Tuesday, December 14, 2010

Books II: Get Shorty-vich

Yuri's Sigh-beria
copyright©2010TWMcDermott

Richard Pevear & Larissa Volokhonsky may not be household names, yet, but they are the Nureyev & Fonteyn of Russian literature translation. Poor Constance Garnett!

The pair have made a new translation of the Pasternak modern classic, Dr. Zhivago. Some bookshops may need to re-inforce the shelves  to hold this tome,  and tree-planters better get busy in the forest. This text is not to be confused with the sentimental lightness of the unfortunate David Lean film. Oooh, Yuri....Ouch!

Santa is likely to bring a copy of the book to some unsuspecting Gen XorY-ovich in our house, but I wish that publishers would get back to giving Twitter-crazed readers a break by releasing long (450+ page works) in installments.

Konemann W&P, left
"Get back," you ask? Tolstoy's War & Peace was originally published in six separate parts. Dickens famously wrote in installments and received payment by the word. Dostoevsky? Same-ski. Yet, we send Beauregard and Elsie off to camp armed with thick David Copperfields for something we idiotically call "Summer Reading."
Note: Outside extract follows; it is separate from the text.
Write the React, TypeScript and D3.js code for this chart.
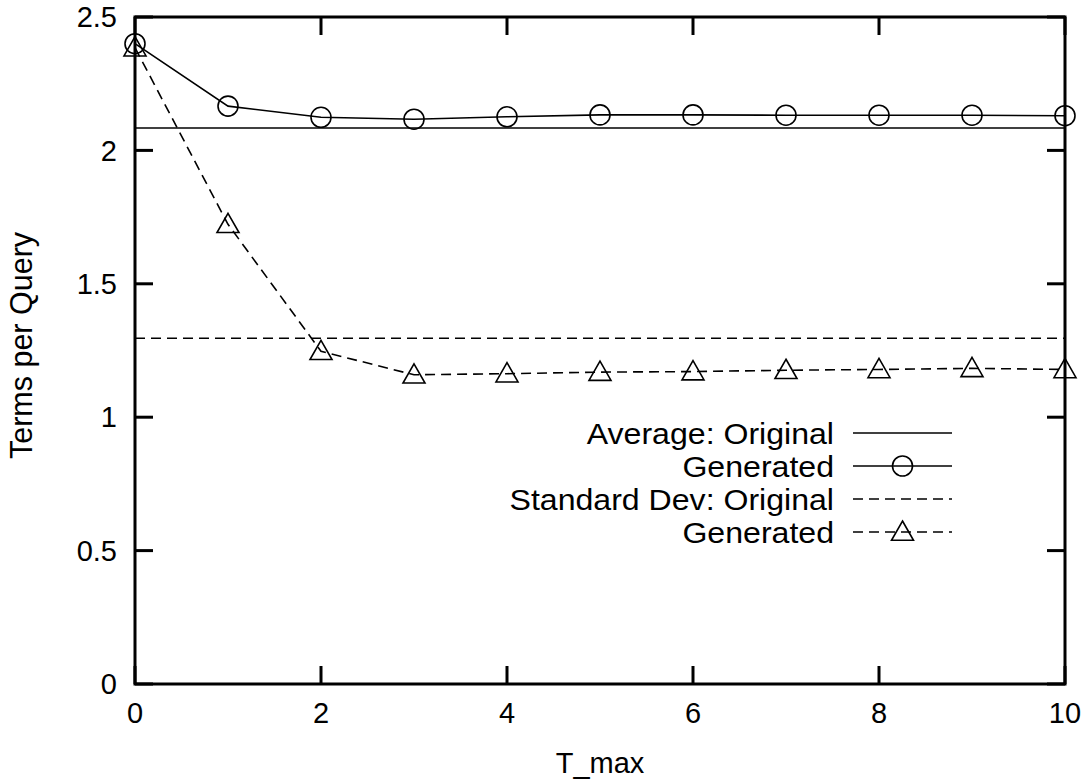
import React from "react";
import * as d3 from "d3";

// T_max settings along the x axis
const tmax = [0, 1, 2, 3, 4, 5, 6, 7, 8, 9, 10];
// Average terms per query of generated queries
const avgGenerated = [2.40, 2.166, 2.124, 2.117, 2.126, 2.133, 2.133, 2.132, 2.132, 2.132, 2.13];
// Standard deviation of terms per query of generated queries
const stdGenerated = [2.385, 1.723, 1.247, 1.159, 1.163, 1.169, 1.171, 1.176, 1.179, 1.183, 1.179];
// Reference values from the original query log
const avgOriginal = 2.084;
const stdOriginal = 1.296;

const xTicks = [0, 2, 4, 6, 8, 10];
const yTicks = [0, 0.5, 1, 1.5, 2, 2.5];
const xTopTicks = [0, 2, 4, 6, 8, 10];

const legendLabels = ["Average: Original", "Generated", "Standard Dev: Original", "Generated"];

const W = 1086;
const H = 783;
const M = { left: 135, right: 1065, top: 17, bottom: 684 };
const FONT = "'Liberation Sans', Arial, Helvetica, sans-serif";
const FS = 29;

export default function App() {
  const x = d3.scaleLinear().domain([0, 10]).range([M.left, M.right]);
  const y = d3.scaleLinear().domain([0, 2.5]).range([M.bottom, M.top]);

  const line = d3
    .line<number>()
    .x((_, i) => x(tmax[i]))
    .y((d) => y(d));

  const dash = "10,6";
  const tickLen = 18;
  const circleR = 10;
  const tri = (cx: number, cy: number, s = 11) =>
    `M${cx},${cy - s} L${cx + s},${cy + s * 0.75} L${cx - s},${cy + s * 0.75} Z`;

  const legendX1 = 853;
  const legendX2 = 952;
  const legendTextX = 834;
  const legendY0 = 433;
  const legendDy = 33;
  const legendStretch = 1.07;

  return (
    <svg
      width={W}
      height={H}
      style={{ position: "absolute", left: 0, top: 0, background: "#fff" }}
      fontFamily={FONT}
    >
      <rect x={0} y={0} width={W} height={H} fill="#fff" />

      {/* reference lines */}
      <line x1={x(0)} x2={x(10)} y1={y(avgOriginal)} y2={y(avgOriginal)} stroke="#000" strokeWidth={1.6} />
      <line
        x1={x(0)}
        x2={x(10)}
        y1={y(stdOriginal)}
        y2={y(stdOriginal)}
        stroke="#000"
        strokeWidth={1.6}
        strokeDasharray={dash}
      />

      {/* generated series */}
      <path d={line(avgGenerated) || ""} fill="none" stroke="#000" strokeWidth={1.6} />
      <path d={line(stdGenerated) || ""} fill="none" stroke="#000" strokeWidth={1.6} strokeDasharray={dash} />
      {avgGenerated.map((v, i) => (
        <circle key={`c${i}`} cx={x(tmax[i])} cy={y(v)} r={circleR} fill="none" stroke="#000" strokeWidth={1.6} />
      ))}
      {stdGenerated.map((v, i) => (
        <path key={`t${i}`} d={tri(x(tmax[i]), y(v))} fill="none" stroke="#000" strokeWidth={1.6} />
      ))}

      {/* frame */}
      <rect
        x={M.left}
        y={M.top}
        width={M.right - M.left}
        height={M.bottom - M.top}
        fill="none"
        stroke="#000"
        strokeWidth={3}
      />

      {/* y ticks */}
      {yTicks.map((t) => (
        <g key={`y${t}`}>
          <line x1={M.left} x2={M.left + tickLen} y1={y(t)} y2={y(t)} stroke="#000" strokeWidth={3} />
          <line x1={M.right} x2={M.right - tickLen} y1={y(t)} y2={y(t)} stroke="#000" strokeWidth={3} />
          <text x={M.left - 18} y={y(t)} dy="0.35em" textAnchor="end" fontSize={FS}>
            {t}
          </text>
        </g>
      ))}

      {/* x ticks */}
      {xTicks.map((t) => (
        <g key={`x${t}`}>
          <line x1={x(t)} x2={x(t)} y1={M.bottom} y2={M.bottom - tickLen} stroke="#000" strokeWidth={3} />
          <text x={x(t)} y={M.bottom + 29} dy="0.35em" textAnchor="middle" fontSize={FS}>
            {t}
          </text>
        </g>
      ))}
      {xTopTicks.map((t) => (
        <line key={`xt${t}`} x1={x(t)} x2={x(t)} y1={M.top} y2={M.top + tickLen} stroke="#000" strokeWidth={3} />
      ))}

      {/* axis titles */}
      <text x={(M.left + M.right) / 2} y={763} dy="0.35em" textAnchor="middle" fontSize={FS}>
        T_max
      </text>
      <text
        transform={`translate(21,${(M.top + M.bottom) / 2 - 5}) rotate(-90)`}
        dy="0.35em"
        textAnchor="middle"
        fontSize={30.5}
      >
        Terms per Query
      </text>

      {/* legend */}
      {legendLabels.map((lab, i) => {
        const ly = legendY0 + i * legendDy;
        const dashed = i >= 2;
        const midX = (legendX1 + legendX2) / 2;
        return (
          <g key={`lg${i}`}>
            <text
              transform={`translate(${legendTextX},${ly}) scale(${legendStretch},1)`}
              dy="0.35em"
              textAnchor="end"
              fontSize={30}
            >
              {lab}
            </text>
            <line
              x1={legendX1}
              x2={legendX2}
              y1={ly}
              y2={ly}
              stroke="#000"
              strokeWidth={1.6}
              strokeDasharray={dashed ? dash : undefined}
            />
            {i === 1 && <circle cx={midX} cy={ly} r={circleR} fill="none" stroke="#000" strokeWidth={1.6} />}
            {i === 3 && <path d={tri(midX, ly)} fill="none" stroke="#000" strokeWidth={1.6} />}
          </g>
        );
      })}
    </svg>
  );
}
Newsflash: "Some Are Reading," but millions more are not, since they are overwhelmed by size and heft.

The new e-readers are clever contraptions, but those e-ditions require the same massive psychological leap for Texter-Tweeter readers, especially the young ones, that the hulking hardcopies do.

Literature profs will be offended by a suggestion that we "spoon-feed" great works, but the alternative is that people will only see literature as something they HAVE TO DO at school, in order to become a bond trader or founder of the next hipdip.com.

What we now call trade "paperbacks" cost about 3,000% more than volumes which  began life as "pocketbooks." Let's get back to that pocket-sized concept.

Mr. Penguin and Bill Murray (What about Bob?) had it right. Baby Steps.